Diana Herrmann's United Pentecostal Church Experience

After reading over this web site I felt compelled to share my story. First, let me say that it has been 15 years since I escaped from the UPC church that I was forced to attend by my parents. However, I am still trying to recover from the damage that UPC inflicted upon me.

My family began attending a UPC church when I was 8 years old. My alcoholic step-father and my depressed mother were perfect candidates for such an organization that preys on people who are unstable in one way or another. As a young child, I completely believed in what my parents and the church preached to me.

Because the creator of this site has done such a thorough job of stating what UPC is all about, I do not feel the need to go into a lengthy description of how we were forced to live. Our pastor preached that we must follow the holiness doctrine in its strictest form. Along with following the strict dress code, we were cut off from society. No TV, no movies, no radio, no music or books that were not approved by the pastor, NO LIFE OUTSIDE OF THE CHURCH AT ALL.

I would like to focus on the way that my time in UPC from the age of 8 to 13 has had a profound impact on my life and the suffering that it has caused on my part.

The first thing that comes to mind is the lack of educational opportunity that was given to me. My sister and I were forced to attend the “church school” that was associated with our church. The education that I received there was sub standard with no teachers, but rather with “volunteer supervisors,” some of whom did not even have a high school education themselves.

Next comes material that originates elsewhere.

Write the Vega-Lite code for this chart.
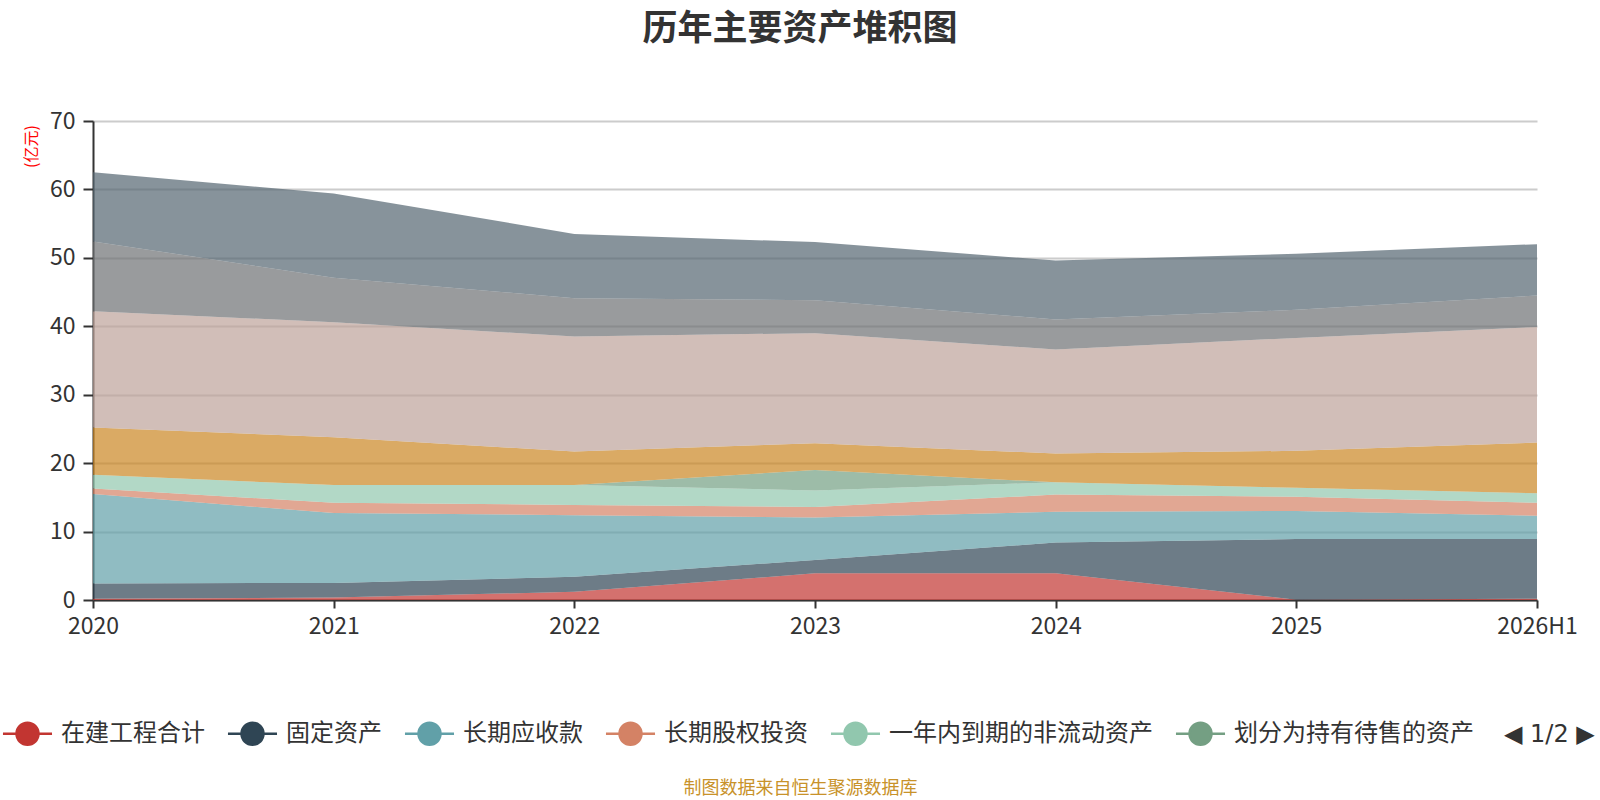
{
  "$schema": "https://vega.github.io/schema/vega-lite/v6.json",
  "autosize": "none",
  "width": 1444,
  "height": 479,
  "padding": {"left": 93, "top": 121, "right": 63, "bottom": 200},
  "background": "white",
  "config": {
    "font": "Noto Sans CJK SC",
    "view": {"stroke": null}
  },
  "title": {
    "text": "历年主要资产堆积图",
    "fontSize": 35,
    "fontWeight": "bold",
    "color": "#333333",
    "anchor": "middle",
    "frame": "group",
    "dx": -15,
    "offset": 46,
    "baseline": "middle"
  },
  "data": {
    "values": [
      {"year": "2020", "name": "在建工程合计", "k": 0, "v": 0.2},
      {"year": "2021", "name": "在建工程合计", "k": 0, "v": 0.35},
      {"year": "2022", "name": "在建工程合计", "k": 0, "v": 1.2},
      {"year": "2023", "name": "在建工程合计", "k": 0, "v": 3.9},
      {"year": "2024", "name": "在建工程合计", "k": 0, "v": 3.9},
      {"year": "2025", "name": "在建工程合计", "k": 0, "v": 0.05},
      {"year": "2026H1", "name": "在建工程合计", "k": 0, "v": 0.2},
      {"year": "2020", "name": "固定资产", "k": 1, "v": 2.2},
      {"year": "2021", "name": "固定资产", "k": 1, "v": 2.15},
      {"year": "2022", "name": "固定资产", "k": 1, "v": 2.2},
      {"year": "2023", "name": "固定资产", "k": 1, "v": 1.95},
      {"year": "2024", "name": "固定资产", "k": 1, "v": 4.5},
      {"year": "2025", "name": "固定资产", "k": 1, "v": 8.85},
      {"year": "2026H1", "name": "固定资产", "k": 1, "v": 8.7},
      {"year": "2020", "name": "长期应收款", "k": 2, "v": 13.1},
      {"year": "2021", "name": "长期应收款", "k": 2, "v": 10.2},
      {"year": "2022", "name": "长期应收款", "k": 2, "v": 9.0},
      {"year": "2023", "name": "长期应收款", "k": 2, "v": 6.2},
      {"year": "2024", "name": "长期应收款", "k": 2, "v": 4.5},
      {"year": "2025", "name": "长期应收款", "k": 2, "v": 4.1},
      {"year": "2026H1", "name": "长期应收款", "k": 2, "v": 3.4},
      {"year": "2020", "name": "长期股权投资", "k": 3, "v": 0.8},
      {"year": "2021", "name": "长期股权投资", "k": 3, "v": 1.5},
      {"year": "2022", "name": "长期股权投资", "k": 3, "v": 1.5},
      {"year": "2023", "name": "长期股权投资", "k": 3, "v": 1.55},
      {"year": "2024", "name": "长期股权投资", "k": 3, "v": 2.5},
      {"year": "2025", "name": "长期股权投资", "k": 3, "v": 2.1},
      {"year": "2026H1", "name": "长期股权投资", "k": 3, "v": 1.9},
      {"year": "2020", "name": "一年内到期的非流动资产", "k": 4, "v": 2.0},
      {"year": "2021", "name": "一年内到期的非流动资产", "k": 4, "v": 2.6},
      {"year": "2022", "name": "一年内到期的非流动资产", "k": 4, "v": 2.9},
      {"year": "2023", "name": "一年内到期的非流动资产", "k": 4, "v": 2.4},
      {"year": "2024", "name": "一年内到期的非流动资产", "k": 4, "v": 1.8},
      {"year": "2025", "name": "一年内到期的非流动资产", "k": 4, "v": 1.3},
      {"year": "2026H1", "name": "一年内到期的非流动资产", "k": 4, "v": 1.4},
      {"year": "2020", "name": "划分为持有待售的资产", "k": 5, "v": 0},
      {"year": "2021", "name": "划分为持有待售的资产", "k": 5, "v": 0},
      {"year": "2022", "name": "划分为持有待售的资产", "k": 5, "v": 0},
      {"year": "2023", "name": "划分为持有待售的资产", "k": 5, "v": 3.0},
      {"year": "2024", "name": "划分为持有待售的资产", "k": 5, "v": 0},
      {"year": "2025", "name": "划分为持有待售的资产", "k": 5, "v": 0},
      {"year": "2026H1", "name": "划分为持有待售的资产", "k": 5, "v": 0},
      {"year": "2020", "name": "存货", "k": 6, "v": 6.9},
      {"year": "2021", "name": "存货", "k": 6, "v": 7.0},
      {"year": "2022", "name": "存货", "k": 6, "v": 4.9},
      {"year": "2023", "name": "存货", "k": 6, "v": 3.9},
      {"year": "2024", "name": "存货", "k": 6, "v": 4.2},
      {"year": "2025", "name": "存货", "k": 6, "v": 5.4},
      {"year": "2026H1", "name": "存货", "k": 6, "v": 7.4},
      {"year": "2020", "name": "货币资金", "k": 7, "v": 17.0},
      {"year": "2021", "name": "货币资金", "k": 7, "v": 16.8},
      {"year": "2022", "name": "货币资金", "k": 7, "v": 16.8},
      {"year": "2023", "name": "货币资金", "k": 7, "v": 16.1},
      {"year": "2024", "name": "货币资金", "k": 7, "v": 15.2},
      {"year": "2025", "name": "货币资金", "k": 7, "v": 16.5},
      {"year": "2026H1", "name": "货币资金", "k": 7, "v": 16.9},
      {"year": "2020", "name": "应收票据及应收账款", "k": 8, "v": 10.2},
      {"year": "2021", "name": "应收票据及应收账款", "k": 8, "v": 6.5},
      {"year": "2022", "name": "应收票据及应收账款", "k": 8, "v": 5.6},
      {"year": "2023", "name": "应收票据及应收账款", "k": 8, "v": 4.8},
      {"year": "2024", "name": "应收票据及应收账款", "k": 8, "v": 4.4},
      {"year": "2025", "name": "应收票据及应收账款", "k": 8, "v": 4.1},
      {"year": "2026H1", "name": "应收票据及应收账款", "k": 8, "v": 4.6},
      {"year": "2020", "name": "其他流动资产", "k": 9, "v": 10.1},
      {"year": "2021", "name": "其他流动资产", "k": 9, "v": 12.3},
      {"year": "2022", "name": "其他流动资产", "k": 9, "v": 9.4},
      {"year": "2023", "name": "其他流动资产", "k": 9, "v": 8.5},
      {"year": "2024", "name": "其他流动资产", "k": 9, "v": 8.6},
      {"year": "2025", "name": "其他流动资产", "k": 9, "v": 8.2},
      {"year": "2026H1", "name": "其他流动资产", "k": 9, "v": 7.5}
    ]
  },
  "mark": {"type": "area", "opacity": 0.7, "interpolate": "linear"},
  "encoding": {
    "x": {
      "field": "year",
      "type": "ordinal",
      "sort": ["2020", "2021", "2022", "2023", "2024", "2025", "2026H1"],
      "scale": {"type": "point", "padding": 0},
      "axis": {
        "title": "制图数据来自恒生聚源数据库",
        "titleColor": "#c8922a",
        "titleFontSize": 18,
        "titleFontWeight": "normal",
        "titleX": 707,
        "titleY": 188,
        "titleAlign": "center",
        "titleBaseline": "middle",
        "labelAngle": 0,
        "labelFontSize": 23,
        "labelColor": "#333333",
        "labelPadding": 7,
        "tickSize": 8,
        "tickWidth": 2,
        "tickColor": "#333333",
        "domainColor": "#333333",
        "domainWidth": 2,
        "grid": false
      }
    },
    "y": {
      "field": "v",
      "type": "quantitative",
      "stack": "zero",
      "scale": {"domain": [0, 70], "nice": false},
      "axis": {
        "values": [0, 10, 20, 30, 40, 50, 60, 70],
        "title": "(亿元)",
        "titleColor": "#ff0000",
        "titleFontSize": 16,
        "titleFontWeight": "normal",
        "titleAngle": -90,
        "titleX": -62,
        "titleY": 25,
        "titleAlign": "center",
        "titleBaseline": "middle",
        "labelFontSize": 23,
        "labelColor": "#333333",
        "labelPadding": 8,
        "tickSize": 10,
        "tickWidth": 2,
        "tickColor": "#333333",
        "domainColor": "#333333",
        "domainWidth": 2,
        "grid": true,
        "gridColor": "#cccccc",
        "gridWidth": 2
      }
    },
    "order": {"field": "k", "type": "quantitative"},
    "color": {
      "field": "name",
      "type": "nominal",
      "scale": {
        "domain": ["在建工程合计", "固定资产", "长期应收款", "长期股权投资", "一年内到期的非流动资产", "划分为持有待售的资产", "存货", "货币资金", "应收票据及应收账款", "其他流动资产"],
        "range": ["#c23531", "#2f4554", "#61a0a8", "#d48265", "#91c7ae", "#749f83", "#ca8622", "#bda29a", "#6e7074", "#546570"]
      },
      "legend": {
        "title": "◀ 1/2 ▶",
        "titleOrient": "right",
        "titleFont": "DejaVu Sans",
        "titleFontSize": 24,
        "titleFontWeight": "normal",
        "titleColor": "#333333",
        "titlePadding": 30,
        "titleBaseline": "middle",
        "titleAnchor": "middle",
        "values": ["在建工程合计", "固定资产", "长期应收款", "长期股权投资", "一年内到期的非流动资产", "划分为持有待售的资产"],
        "orient": "none",
        "direction": "horizontal",
        "legendX": -78,
        "legendY": 600,
        "padding": 0,
        "symbolType": "M-2.23,0H-1M1,0H2.23M-1,0A1,1 0 1,1 1,0A1,1 0 1,1 -1,0Z",
        "symbolSize": 484,
        "symbolStrokeWidth": 2.5,
        "symbolOpacity": 1,
        "labelFontSize": 24,
        "labelLimit": 500,
        "labelColor": "#333333",
        "labelOffset": 21,
        "columnPadding": 17,
        "encode": {
          "symbols": {
            "update": {
              "stroke": {"scale": "color", "field": "value"},
              "fill": {"scale": "color", "field": "value"},
              "opacity": {"value": 1},
              "strokeWidth": {"value": 2.5}
            }
          }
        }
      }
    }
  }
}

As a result, after leaving the church in 1987 and being placed in a public school system, I was completely behind and could not even comprehend the schoolwork that was assigned to me. The fact that I was preaching to my teachers did not help matters either. I was disliked and ridiculed by both teachers and peers for my strange dress and beliefs and was tormented on a daily basis. At 16, I dropped out of school after failing the 9th grade twice.

I would like to add that several years later at 21 I got my GED and currently have an AA degree. However, in my Jr. year of college working on my BA I have once again been stopped in my tracks because of the effects of UPC. I have to take a course in college algebra and because I have absolutely no foundation from earlier years I am desperately trying to teach myself the basic math fundamentals that I should have been taught in elementary school.

I also suffer from depression which can be debilitating at times. I believe that my depression is a result of the years of physical and emotional abuse that I suffered at the hands of my parents and the church. I lived in fear for many years of being “left behind” because of my “unholy thoughts” and what have you. I endured having “demons cast out” of me and was even forced to go without my glasses that corrected my severe myopia because the pastor had prayed over me for God to heal my eyesight and I had to prove my faith by discarding my glasses.

Life on the outside was unimaginable for years. Not only did I grieve the loss of my “church family” but at 13 I had a hard time letting go of the holiness doctrine and once I did let go, lived in fear that I was a sinner and would go to hell for cutting my hair, wearing make-up, pants, etc.

After 15 years I am still struggling to make sense of my life after UPC. Or rather I am still trying to get a life after UPC. I feel that I have led a miserable life and continue to do so as a result of the bad choices that I have made as a result of my upbringing. I have been told to stop living in the past, but when one grows up in an abusive environment that offers no true guidance and destroys the individual spirit, the result can be catastrophic. I am a living testament to the hell on earth that is created for a child of UPC.

I would like to add that to the outside observer my life is not that bad. I have three beautiful children, good friends, and a wonderful job as a school bus driver for an amazing public school system. However, I live each and every day in emotional pain, with anger and regret for my lost childhood. Thank you for allowing me to share with you.